INTERVIEW-Iraq electricity surpasses pre-war levels
Thu Jul 28, 2005
By Suleiman al-Khalidi
AMMAN, July 28 (Reuters) - Iraq's electricity supply has risen above pre-war levels to 5,350 megawatts (MW) despite sabotage, boosted by hydroelectric power and more imports from Iran, Syria and Turkey, the minister in charge said on Thursday.
"Now electricity has reached a record after we broke 5,350 megawatts a few days ago for the first time since the war," Electricity Minister Mohsen Shalash told Reuters.
Iraq's emergency moves had eased electricity shortage during summer when temperatures can rise above 50 degrees centigrade (122 Fahrenheit), Shalash said in an interview in Amman during a stopover on his way to Iraq.
The rise in power supply of over 1,000 megawatts has come from an extra 500 megawatts generated by hydroelectric power after Turkey increased water flows from the Euphrates River to Iraqi dams while imports from Iran, Turkey and Syria added at least 350 megawatts in July.
A decade before the U.S. led invasion in 2003 capacity had fluctuated between 3,000 to 4,400 megawatts at its peak.
Iraq's power grid, battered by attacks by insurgents and long neglect is still producing only half the electricity needed despite international efforts to rebuild it.
The forecast rise to 6,000 megawatts in August would come mainly from a doubling of imports from Iran to 200 megawatts and a similar jump in Turkey's exports to around 300 megawatts.
New deals signed earlier this month in Tehran will make Iran the country's leading supplier by next summer, Shalash said.
Top level talks were also going on with Kuwait to supply Iraq with excess capacity of up to 500 megawatts, Shalash added.
LONG TERM PROJECTS
Electricity purchases were, however, not sustainable in the long term with $300 million spent so far this year and the bill forecast to rise to $1 billion in 2006, he said.
Iraq's medium term plan was to implement $20 billion worth of electricity projects by 2010 to raise capacity to 18,000 megawatts solely through donor funding, Shalash said.
Iraq was in advanced talks with Japan on how to utilise the bulk of $3.5 billion of soft loans in electricity projects.
Iran was ready to give as much as $2-3 billion for power plants that its own firms can construct, Shalash added.
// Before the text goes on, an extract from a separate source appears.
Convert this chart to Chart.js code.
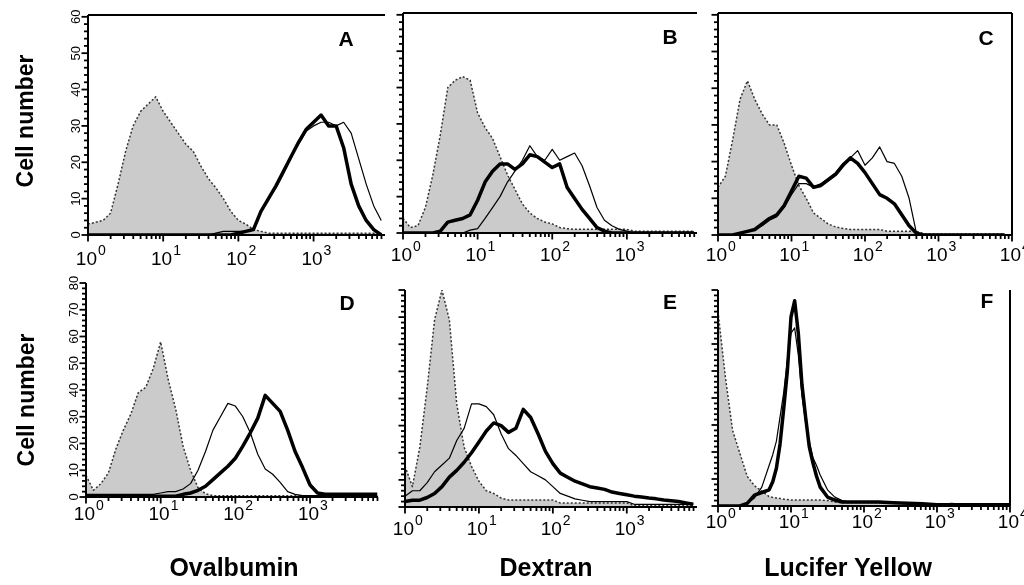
<!DOCTYPE html>
<html>
<head>
<meta charset="utf-8">
<script src="https://cdn.jsdelivr.net/npm/chart.js@4/dist/chart.umd.min.js"></script>
<style>
  body { margin: 0; background: #fff; }
  #wrap { position: relative; width: 1024px; height: 585px; overflow: hidden;
          font-family: "Liberation Sans", Arial, Helvetica, sans-serif; }
  #wrap canvas { position: absolute; left: 0; top: 0; }
  .ytitle { position: absolute; white-space: nowrap; font-weight: bold; font-size: 23px;
            transform: translate(-50%, -50%) rotate(-90deg); }
  .xtitle { position: absolute; white-space: nowrap; font-weight: bold; font-size: 25px;
            transform: translate(-50%, -50%); }
</style>
</head>
<body>
<div id="wrap">
  <div class="ytitle" style="left:25px;top:121px">Cell number</div>
  <div class="ytitle" style="left:26px;top:400px">Cell number</div>
  <div class="xtitle" style="left:234px;top:567px">Ovalbumin</div>
  <div class="xtitle" style="left:546px;top:567px">Dextran</div>
  <div class="xtitle" style="left:848px;top:567px">Lucifer Yellow</div>
</div>
<script>
// channel positions, in decades (log10 of fluorescence)
const decades = [0,0.1,0.2,0.3,0.4,0.5,0.6,0.7,0.8,0.9,1,1.1,1.2,1.3,1.4,1.5,1.6,1.7,1.8,1.9,
                 2,2.1,2.2,2.3,2.4,2.5,2.6,2.7,2.8,2.9,3,3.1,3.2,3.3,3.4,3.5,3.6,3.7,3.8,3.9];
const decadesF = [0,0.1,0.2,0.3,0.4,0.5,0.6,0.7,0.75,0.8,0.85,0.9,0.95,1,1.05,1.1,1.15,1.2,1.25,
                  1.3,1.35,1.4,1.5,1.6,1.7,1.8,2,2.2,2.4,2.6,2.8,3,3.2,3.4,3.6,3.8,4];

// A - Ovalbumin, top row
const controlA = [3,3.5,4,6,14,23,30,34,36,38, 34,31,28,25,23,19,15.5,13,10,6.5,
                  4,3,1.5,1,0.5,0.5,0.5,0.5,0.5,0.5, 0.5,0.5,0.5,0.5,0.5,0.5,0.5,0.5,0.5,0.5];
const thinA = [0,0,0,0,0,0,0,0,0,0, 0,0,0,0,0,0,0,0.5,1,1,
               1,1,1.5,6.5,10,13,17,21.5,25,28.5, 30,31,31,30,31,28,21,14,8,4];
const thickA = [0,0,0,0,0,0,0,0,0,0, 0,0,0,0,0,0,0,0,0,0,
                0.5,1,1.5,6.5,10,13.5,17.5,21.5,25.5,29, 31,33,30,30,24,14,8,4,1.5,0];

// B - Dextran, top row
const controlB = [4,1.5,2,7,16,27,40,42,43,42, 33,29,26,21,16,12,8,5.5,4,3,
                  2.5,1.5,1.2,1,1,1,1,1,1,1, 1,0.5,0.5,0.5,0.5,0.5,0.5,0.5,0.5,0.5];
const thinB = [0,0,0,0,0,0,0,0,0,0.8, 1.2,4,7,10,14,17,20,24,21,20,
               23,20,21,22,18.5,13,7,3.5,2,1, 0.5,0,0,0,0,0,0,0,0,0];
const thickB = [0,0,0,0,0,0.5,3,3.5,4,5, 9,14,17,19,19,17.5,19,21.5,21,19.5,
                18,19,12.5,9.5,6.5,4,1.5,0.5,0,0, 0,0,0,0,0,0,0,0,0,0];

// C - Lucifer Yellow, top row
const controlC = [13,16,26,37,42,37,33,30,30,25, 19,13.5,10,6,4.5,3,2.2,1.8,1.5,1.5,
                  1.5,1.5,1.5,1,1,1,1,1,0.3,0.3, 0.3,0.3,0.3,0.3,0.3,0.3,0.3,0.3,0.3,0.3];
const thinC = [0,0,0,0.5,1,1.5,2.5,4,5,7.5, 11,14,14,13,14,15.5,17,19.5,21,23,
               19,21,24,20,19.5,16,10,0.5,0,0, 0,0,0,0,0,0,0,0,0,0];
const thickC = [0,0,0,0.5,1,1.5,3,4.5,5.5,8, 12,16,15.5,13,13.5,15,16.5,19,21,19.5,
                17,14,11,10,8.5,5.5,2.5,0.5,0,0, 0,0,0,0,0,0,0,0,0,0];

// D - Ovalbumin, bottom row
const controlD = [8,2.5,5,9,18,25,31,39,41,48, 58,44,33,19,10,3.5,1.2,0.5,0.5,0.5,
                  0.5,0.5,0.5,0.5,0.5,0.5,0.5,0.5,0.5,0.5, 0.5,0.5,0.5,0.5,0.5,0.5,0.5,0.5,0.5,0.5];
const thinD = [1,1,1,1,1,1,1,1,1,1, 1.5,2,2,3,5,10,17,25,30,35,
               34,30,24,16,10.5,8.5,5.5,2,1,0.5, 0.5,0.5,0.5,0.5,0.5,0.5,0.5,0.5,0.5,0.5];
const thickD = [0.3,0.3,0.3,0.3,0.3,0.3,0.3,0.3,0.3,0.3, 0.3,0.3,0.3,1,1.5,2.5,4,6.5,9,11.5,
                14.5,19,24,29.5,38,35,32,25,17,11, 4.5,1.5,1,1,1,1,1,1,1,1];

// E - Dextran, bottom row
const controlE = [15,7.5,22,44,69,80,69,38,22,15, 9.5,6,5,3.3,2.6,2.6,2.6,2.6,2.6,2.6,
                  2.6,1.5,1.5,1.5,1.5,1.5,1.5,1.5,1.5,1.5, 1.5,0.5,0.5,0.5,0.5,0.5,0.5,0.5,0.5,0.5];
const thinE = [4,6,6,9,13,15.5,18,24.5,29,38, 38,37,34,27,21.5,19,16,13,11.5,10,
               7.5,5,4,3,2.5,2,2,2,2,2, 2,1,1,1,1,1,1,1,1,1];
const thickE = [2,2.5,2.5,3.5,5,7.5,11,13.5,16.5,20, 24,28,31,30,27.5,29,36,33,27,20.5,
                16,12.5,11,9.5,8.5,7.5,7,6.5,5.5,5, 4.5,4,3.7,3.3,3,2.6,2.3,2,1.5,1];

// F - Lucifer Yellow, bottom row
const controlF = [72,48,28,19.5,11,7.5,5.5,3.5, 3.2,3,2.8,2.5,2.4, 2.2,2.2,2.2,2.2,2.2,2.2,2.2,2.2,2.2,
                  2,1.5,1.2,1.2, 1.2,1.2,1,0.8,0.5, 0.5,0.5,0.5,0.5,0.5,0.5];
const thinF = [0,0,0,0,1,3,7,15, 19,24,33,42,54, 64,66,56,41,31,24,18,15,11.5,
               6,3.3,2,1.5, 1.5,1.5,1.2,1,0.8, 0.5,1,0.5,0.5,0.5,0.5];
const thickF = [0,0,0,0,1,4,5,6, 9,14,23,36,50, 70,76,64,45,33,22,16,11,7,
                3.3,2.2,1.5,1.5, 1.5,1.5,1.2,1,0.8, 0.5,0.5,0.5,0.5,0.5,0.5];

const xTickLabels = ['0', '1', '2', '3', '4'];   // exponents shown as 10^n
const yTickStep = 2;

// draws the axes, ticks, tick labels and panel letter from the chart's own scales
const axisDecor = {
  id: 'axisDecor',
  afterDraw(chart, args, o) {
    const ctx = chart.ctx, a = chart.chartArea;
    const xs = chart.scales.x, ys = chart.scales.y;
    ctx.save();
    ctx.strokeStyle = '#000';
    ctx.fillStyle = '#000';
    ctx.lineWidth = 2;
    ctx.beginPath();
    ctx.moveTo(a.left, a.top);
    ctx.lineTo(a.left, a.bottom);
    ctx.lineTo(a.right, a.bottom);
    if (o.rightLine) { ctx.moveTo(a.right, a.bottom); ctx.lineTo(a.right, a.top); }
    if (o.topLine) { ctx.moveTo(a.left, a.top); ctx.lineTo(a.right, a.top); }
    ctx.stroke();

    // y ticks
    ctx.lineWidth = 1.8;
    for (let v = 0; v <= o.yTickMax; v += yTickStep) {
      const y = ys.getPixelForValue(v);
      const len = v % 10 === 0 ? 6.5 : 4;
      ctx.beginPath();
      ctx.moveTo(a.left - len, y);
      ctx.lineTo(a.left, y);
      ctx.stroke();
      if (o.yLabels && v % 10 === 0) {
        ctx.save();
        ctx.translate(a.left - 12, y);
        ctx.rotate(-Math.PI / 2);
        ctx.font = '13px "Liberation Sans", Arial, sans-serif';
        ctx.textAlign = 'center';
        ctx.textBaseline = 'middle';
        ctx.fillText(String(v), 0, 0);
        ctx.restore();
      }
    }

    // x ticks, decades and 2..9 minors
    for (let d = 0; d < 5; d++) {
      for (let m = 1; m < 10; m++) {
        const val = m * Math.pow(10, d);
        if (val > xs.max * 1.001) break;
        const x = xs.getPixelForValue(val);
        const len = m === 1 ? 6.5 : 4;
        ctx.beginPath();
        ctx.moveTo(x, a.bottom);
        ctx.lineTo(x, a.bottom + len);
        ctx.stroke();
      }
    }

    // decade labels 10^n
    xTickLabels.forEach((e, d) => {
      const val = Math.pow(10, d);
      if (val > xs.max * 1.001) return;
      const x = xs.getPixelForValue(val);
      const y = a.bottom + o.labelGap;
      ctx.textBaseline = 'middle';
      ctx.font = '19px "Liberation Sans", Arial, sans-serif';
      ctx.textAlign = 'right';
      ctx.fillText('10', x + 9, y);
      ctx.font = '14px "Liberation Sans", Arial, sans-serif';
      ctx.textAlign = 'left';
      ctx.fillText(e, x + 10, y - 9);
    });

    // panel letter
    ctx.font = 'bold 21px "Liberation Sans", Arial, sans-serif';
    ctx.textAlign = 'center';
    ctx.textBaseline = 'middle';
    ctx.fillText(o.letter, o.letterX, o.letterY);
    ctx.restore();
  }
};

const panels = [
  { bins: decades, control: controlA, thin: thinA, thick: thickA, letter: 'A', letterX: 346, letterY: 40,
    left: 88, right: 385, top: 15, bottom: 235, xMax: 3.95, yMax: 60.5, yTickMax: 60,
    yLabels: true, topLine: true, rightLine: false, labelGap: 25 },
  { bins: decades, control: controlB, thin: thinB, thick: thickB, letter: 'B', letterX: 670, letterY: 38,
    left: 403, right: 697, top: 13, bottom: 233, xMax: 3.94, yMax: 60.5, yTickMax: 60,
    yLabels: false, topLine: true, rightLine: false, labelGap: 23 },
  { bins: decades, control: controlC, thin: thinC, thick: thickC, letter: 'C', letterX: 986, letterY: 39,
    left: 718, right: 1012, top: 13, bottom: 235, xMax: 4, yMax: 60.5, yTickMax: 60,
    yLabels: false, topLine: true, rightLine: true, labelGap: 21 },
  { bins: decades, control: controlD, thin: thinD, thick: thickD, letter: 'D', letterX: 347, letterY: 304,
    left: 86, right: 378, top: 283, bottom: 497, xMax: 3.91, yMax: 80, yTickMax: 80,
    yLabels: true, topLine: false, rightLine: false, labelGap: 18 },
  { bins: decades, control: controlE, thin: thinE, thick: thickE, letter: 'E', letterX: 670, letterY: 303,
    left: 405, right: 697, top: 290, bottom: 507, xMax: 3.95, yMax: 80, yTickMax: 80,
    yLabels: false, topLine: false, rightLine: false, labelGap: 23 },
  { bins: decadesF, control: controlF, thin: thinF, thick: thickF, letter: 'F', letterX: 987, letterY: 302,
    left: 718, right: 1010, top: 290, bottom: 506, xMax: 4, yMax: 80, yTickMax: 80,
    yLabels: false, topLine: false, rightLine: true, labelGap: 17 }
];

const wrap = document.getElementById('wrap');

panels.forEach(p => {
  const cv = document.createElement('canvas');
  cv.width = 1024;
  cv.height = 585;
  wrap.insertBefore(cv, wrap.firstChild);
  const pts = vals => p.bins.map((e, i) => ({ x: Math.pow(10, e), y: vals[i] }));
  new Chart(cv, {
    type: 'line',
    data: {
      datasets: [
        { data: pts(p.thick), borderColor: '#000', borderWidth: 3.5, order: 1 },
        { data: pts(p.thin), borderColor: '#000', borderWidth: 1.2, order: 2 },
        { data: pts(p.control), borderColor: '#333', borderWidth: 1.5, borderDash: [2, 2],
          backgroundColor: '#cbcbcb', fill: 'origin', order: 3 }
      ]
    },
    options: {
      responsive: false,
      animation: false,
      devicePixelRatio: 1,
      layout: { padding: { left: p.left, top: p.top, right: 1024 - p.right, bottom: 585 - p.bottom } },
      elements: { point: { radius: 0 }, line: { tension: 0, borderJoinStyle: 'round' } },
      scales: {
        x: { type: 'logarithmic', display: false, min: 1, max: Math.pow(10, p.xMax) },
        y: { type: 'linear', display: false, min: 0, max: p.yMax }
      },
      plugins: {
        legend: { display: false },
        tooltip: { enabled: false },
        axisDecor: p
      }
    },
    plugins: [axisDecor]
  });
});
</script>
</body>
</html>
A recent visit to Germany had also won promises to access for the first time as much as $1 billion in soft loans by one of the major Western opponents of the U.S. led war, said Shalash.
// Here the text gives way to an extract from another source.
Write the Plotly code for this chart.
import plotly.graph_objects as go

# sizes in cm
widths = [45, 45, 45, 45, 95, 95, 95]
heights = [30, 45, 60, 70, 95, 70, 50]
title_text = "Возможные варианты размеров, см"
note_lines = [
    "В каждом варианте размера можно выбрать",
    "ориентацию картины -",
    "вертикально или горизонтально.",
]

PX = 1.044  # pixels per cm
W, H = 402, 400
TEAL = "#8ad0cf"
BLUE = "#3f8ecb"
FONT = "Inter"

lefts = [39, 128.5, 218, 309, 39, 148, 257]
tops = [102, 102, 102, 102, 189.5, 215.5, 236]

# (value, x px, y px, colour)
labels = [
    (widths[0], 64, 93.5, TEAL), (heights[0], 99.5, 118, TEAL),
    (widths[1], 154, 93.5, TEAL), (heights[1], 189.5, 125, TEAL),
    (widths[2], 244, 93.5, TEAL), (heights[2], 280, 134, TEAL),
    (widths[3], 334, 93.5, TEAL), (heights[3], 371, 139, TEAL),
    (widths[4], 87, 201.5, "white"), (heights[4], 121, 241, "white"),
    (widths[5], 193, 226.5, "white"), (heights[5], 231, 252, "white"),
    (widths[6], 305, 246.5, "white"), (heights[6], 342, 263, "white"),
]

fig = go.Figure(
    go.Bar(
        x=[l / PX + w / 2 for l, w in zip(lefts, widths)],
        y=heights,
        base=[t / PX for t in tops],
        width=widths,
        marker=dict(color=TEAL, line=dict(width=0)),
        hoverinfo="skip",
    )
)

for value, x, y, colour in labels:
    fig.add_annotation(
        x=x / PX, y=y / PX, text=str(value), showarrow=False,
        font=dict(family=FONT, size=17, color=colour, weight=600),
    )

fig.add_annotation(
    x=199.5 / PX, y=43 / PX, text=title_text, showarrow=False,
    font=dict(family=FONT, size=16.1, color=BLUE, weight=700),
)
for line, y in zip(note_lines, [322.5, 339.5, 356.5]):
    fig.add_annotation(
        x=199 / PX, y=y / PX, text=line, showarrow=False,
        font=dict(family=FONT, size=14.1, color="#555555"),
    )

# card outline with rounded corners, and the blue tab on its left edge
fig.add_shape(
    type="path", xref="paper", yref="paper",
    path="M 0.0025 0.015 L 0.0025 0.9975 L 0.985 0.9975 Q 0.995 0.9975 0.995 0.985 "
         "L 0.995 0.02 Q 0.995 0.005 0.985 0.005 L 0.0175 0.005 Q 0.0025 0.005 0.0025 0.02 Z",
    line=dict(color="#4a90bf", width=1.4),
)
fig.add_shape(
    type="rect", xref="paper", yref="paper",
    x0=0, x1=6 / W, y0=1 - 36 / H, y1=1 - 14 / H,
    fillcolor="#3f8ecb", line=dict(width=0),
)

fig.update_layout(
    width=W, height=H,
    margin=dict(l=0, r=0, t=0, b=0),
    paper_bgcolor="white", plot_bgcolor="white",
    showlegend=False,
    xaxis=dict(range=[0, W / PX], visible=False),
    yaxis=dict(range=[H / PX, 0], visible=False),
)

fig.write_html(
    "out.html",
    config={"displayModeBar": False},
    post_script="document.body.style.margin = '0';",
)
The funds will finance several key projects such as degasification of flared liquefied natural gas for electricity.
Rehabilitation of major power plants of Mussayab, Nassiriya, Baiji and Baghdad's Dura would be completed by year end.
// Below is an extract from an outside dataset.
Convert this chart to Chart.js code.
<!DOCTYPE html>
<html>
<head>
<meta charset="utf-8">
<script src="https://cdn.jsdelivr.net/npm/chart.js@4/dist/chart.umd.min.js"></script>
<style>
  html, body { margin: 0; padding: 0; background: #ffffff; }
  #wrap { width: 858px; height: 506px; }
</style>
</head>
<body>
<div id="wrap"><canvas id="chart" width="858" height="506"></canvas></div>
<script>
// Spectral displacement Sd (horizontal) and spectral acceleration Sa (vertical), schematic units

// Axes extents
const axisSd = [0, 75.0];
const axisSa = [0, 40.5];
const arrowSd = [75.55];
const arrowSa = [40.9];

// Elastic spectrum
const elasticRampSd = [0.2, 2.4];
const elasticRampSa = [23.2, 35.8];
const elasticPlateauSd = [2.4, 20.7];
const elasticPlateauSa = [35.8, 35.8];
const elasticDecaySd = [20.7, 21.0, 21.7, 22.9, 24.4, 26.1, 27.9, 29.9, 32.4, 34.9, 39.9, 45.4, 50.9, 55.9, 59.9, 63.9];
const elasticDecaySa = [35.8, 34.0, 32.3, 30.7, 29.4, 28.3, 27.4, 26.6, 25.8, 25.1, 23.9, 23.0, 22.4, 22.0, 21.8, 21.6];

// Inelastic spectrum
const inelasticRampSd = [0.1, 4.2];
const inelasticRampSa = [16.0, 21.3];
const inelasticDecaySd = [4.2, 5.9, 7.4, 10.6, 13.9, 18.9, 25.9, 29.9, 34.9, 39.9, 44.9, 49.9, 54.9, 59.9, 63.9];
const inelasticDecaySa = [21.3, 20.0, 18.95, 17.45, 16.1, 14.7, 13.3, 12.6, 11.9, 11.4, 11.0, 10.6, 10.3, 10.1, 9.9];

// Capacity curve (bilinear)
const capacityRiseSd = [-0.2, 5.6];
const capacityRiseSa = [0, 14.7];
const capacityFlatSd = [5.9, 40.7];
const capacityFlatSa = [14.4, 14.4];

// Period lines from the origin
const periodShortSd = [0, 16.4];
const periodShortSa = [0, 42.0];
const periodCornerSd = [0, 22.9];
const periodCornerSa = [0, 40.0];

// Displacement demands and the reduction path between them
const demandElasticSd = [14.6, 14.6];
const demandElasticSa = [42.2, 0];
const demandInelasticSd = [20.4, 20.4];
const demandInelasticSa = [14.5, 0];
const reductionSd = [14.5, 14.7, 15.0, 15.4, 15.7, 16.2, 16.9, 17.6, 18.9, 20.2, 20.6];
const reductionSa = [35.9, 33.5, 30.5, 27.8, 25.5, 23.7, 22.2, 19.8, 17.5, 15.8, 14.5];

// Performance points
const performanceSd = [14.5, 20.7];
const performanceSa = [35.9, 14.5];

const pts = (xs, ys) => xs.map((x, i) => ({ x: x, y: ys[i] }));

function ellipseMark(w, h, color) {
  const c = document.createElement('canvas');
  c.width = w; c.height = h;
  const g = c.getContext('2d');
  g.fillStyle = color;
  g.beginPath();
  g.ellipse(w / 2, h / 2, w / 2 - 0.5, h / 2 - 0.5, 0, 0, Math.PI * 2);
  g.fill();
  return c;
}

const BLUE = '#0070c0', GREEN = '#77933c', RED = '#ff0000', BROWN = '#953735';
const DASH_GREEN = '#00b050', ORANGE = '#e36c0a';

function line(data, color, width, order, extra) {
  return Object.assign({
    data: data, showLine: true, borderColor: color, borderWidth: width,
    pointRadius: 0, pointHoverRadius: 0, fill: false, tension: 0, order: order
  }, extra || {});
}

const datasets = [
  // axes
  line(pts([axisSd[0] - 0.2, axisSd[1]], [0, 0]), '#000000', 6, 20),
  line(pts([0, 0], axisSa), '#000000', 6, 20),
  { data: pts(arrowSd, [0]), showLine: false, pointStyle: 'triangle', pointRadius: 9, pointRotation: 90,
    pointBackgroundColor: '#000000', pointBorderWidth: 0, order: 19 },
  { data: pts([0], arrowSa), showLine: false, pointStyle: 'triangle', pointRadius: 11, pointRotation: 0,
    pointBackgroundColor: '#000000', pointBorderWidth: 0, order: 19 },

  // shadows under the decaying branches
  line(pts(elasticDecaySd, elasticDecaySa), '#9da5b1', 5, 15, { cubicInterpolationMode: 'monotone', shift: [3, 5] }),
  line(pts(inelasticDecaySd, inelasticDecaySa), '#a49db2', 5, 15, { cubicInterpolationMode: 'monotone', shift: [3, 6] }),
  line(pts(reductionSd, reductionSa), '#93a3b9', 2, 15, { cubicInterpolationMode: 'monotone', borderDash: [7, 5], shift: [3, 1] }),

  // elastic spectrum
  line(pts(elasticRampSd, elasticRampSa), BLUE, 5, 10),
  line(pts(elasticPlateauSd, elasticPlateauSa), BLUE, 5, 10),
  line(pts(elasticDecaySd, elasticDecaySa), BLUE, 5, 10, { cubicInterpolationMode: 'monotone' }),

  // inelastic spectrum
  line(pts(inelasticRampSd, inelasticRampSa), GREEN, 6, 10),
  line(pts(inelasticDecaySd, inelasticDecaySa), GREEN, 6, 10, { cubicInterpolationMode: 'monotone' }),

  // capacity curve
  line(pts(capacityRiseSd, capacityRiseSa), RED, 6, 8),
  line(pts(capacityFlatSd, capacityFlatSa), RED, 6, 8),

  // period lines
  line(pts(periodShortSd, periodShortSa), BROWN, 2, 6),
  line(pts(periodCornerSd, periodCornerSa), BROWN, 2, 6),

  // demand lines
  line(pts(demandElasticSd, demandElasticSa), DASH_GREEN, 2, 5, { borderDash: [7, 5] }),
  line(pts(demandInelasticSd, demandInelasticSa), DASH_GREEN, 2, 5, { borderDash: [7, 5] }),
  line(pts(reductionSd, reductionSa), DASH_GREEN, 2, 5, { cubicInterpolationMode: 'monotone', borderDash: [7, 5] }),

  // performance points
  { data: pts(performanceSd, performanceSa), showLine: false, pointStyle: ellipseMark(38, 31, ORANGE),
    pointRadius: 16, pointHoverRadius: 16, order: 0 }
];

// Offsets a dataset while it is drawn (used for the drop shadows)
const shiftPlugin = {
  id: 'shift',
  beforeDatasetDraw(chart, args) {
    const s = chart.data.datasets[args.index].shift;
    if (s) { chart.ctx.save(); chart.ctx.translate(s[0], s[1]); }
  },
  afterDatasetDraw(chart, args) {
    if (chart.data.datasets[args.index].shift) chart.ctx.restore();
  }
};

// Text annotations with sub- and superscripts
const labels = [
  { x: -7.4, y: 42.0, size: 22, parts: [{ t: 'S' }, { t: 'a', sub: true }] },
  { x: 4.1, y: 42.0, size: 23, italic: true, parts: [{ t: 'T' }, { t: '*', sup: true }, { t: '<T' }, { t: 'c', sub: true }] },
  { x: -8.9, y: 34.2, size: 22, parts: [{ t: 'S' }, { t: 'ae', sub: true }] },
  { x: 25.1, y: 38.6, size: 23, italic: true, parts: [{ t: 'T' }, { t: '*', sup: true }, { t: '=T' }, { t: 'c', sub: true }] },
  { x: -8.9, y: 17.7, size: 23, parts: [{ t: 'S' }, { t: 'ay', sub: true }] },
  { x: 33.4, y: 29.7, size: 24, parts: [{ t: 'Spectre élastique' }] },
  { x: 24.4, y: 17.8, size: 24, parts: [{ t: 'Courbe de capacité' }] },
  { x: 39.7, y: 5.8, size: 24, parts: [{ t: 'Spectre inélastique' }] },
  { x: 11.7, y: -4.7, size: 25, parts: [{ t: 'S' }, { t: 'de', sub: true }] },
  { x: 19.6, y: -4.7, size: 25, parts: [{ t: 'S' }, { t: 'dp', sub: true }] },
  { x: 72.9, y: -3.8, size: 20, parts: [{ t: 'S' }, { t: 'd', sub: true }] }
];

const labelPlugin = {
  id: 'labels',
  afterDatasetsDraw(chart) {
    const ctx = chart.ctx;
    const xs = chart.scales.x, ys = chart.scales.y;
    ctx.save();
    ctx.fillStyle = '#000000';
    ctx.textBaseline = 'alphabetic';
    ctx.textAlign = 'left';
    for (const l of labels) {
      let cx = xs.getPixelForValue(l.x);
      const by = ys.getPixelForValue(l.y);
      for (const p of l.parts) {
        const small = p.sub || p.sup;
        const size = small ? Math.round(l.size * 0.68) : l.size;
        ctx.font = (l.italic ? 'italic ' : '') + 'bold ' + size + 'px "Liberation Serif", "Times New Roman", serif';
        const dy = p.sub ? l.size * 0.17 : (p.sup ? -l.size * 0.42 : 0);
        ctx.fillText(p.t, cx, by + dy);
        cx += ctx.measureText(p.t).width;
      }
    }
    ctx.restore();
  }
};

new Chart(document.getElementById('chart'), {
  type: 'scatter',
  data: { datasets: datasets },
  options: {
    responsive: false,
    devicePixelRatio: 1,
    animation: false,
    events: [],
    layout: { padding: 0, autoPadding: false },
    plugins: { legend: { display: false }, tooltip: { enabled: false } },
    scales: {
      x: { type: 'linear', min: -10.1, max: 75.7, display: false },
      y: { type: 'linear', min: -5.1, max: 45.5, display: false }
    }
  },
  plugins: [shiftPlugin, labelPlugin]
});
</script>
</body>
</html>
An extra 500 megawatts will come on stream later this year from a 10 unit gas turbine plant constructed near the city of Mussayab which was originally due for completion in June 2004.
The delay in constructing the plant explains how bureaucracy and high security costs have eaten a major chunk of $5.6 billion allocated by the U.S. for electricity projects, Shalash said.
"Instead of $5.6 billion we ended up with just about a $1 billion or even less in projects. The sums spent in the last two years could have been better spent and the results could have been better," Shalash said.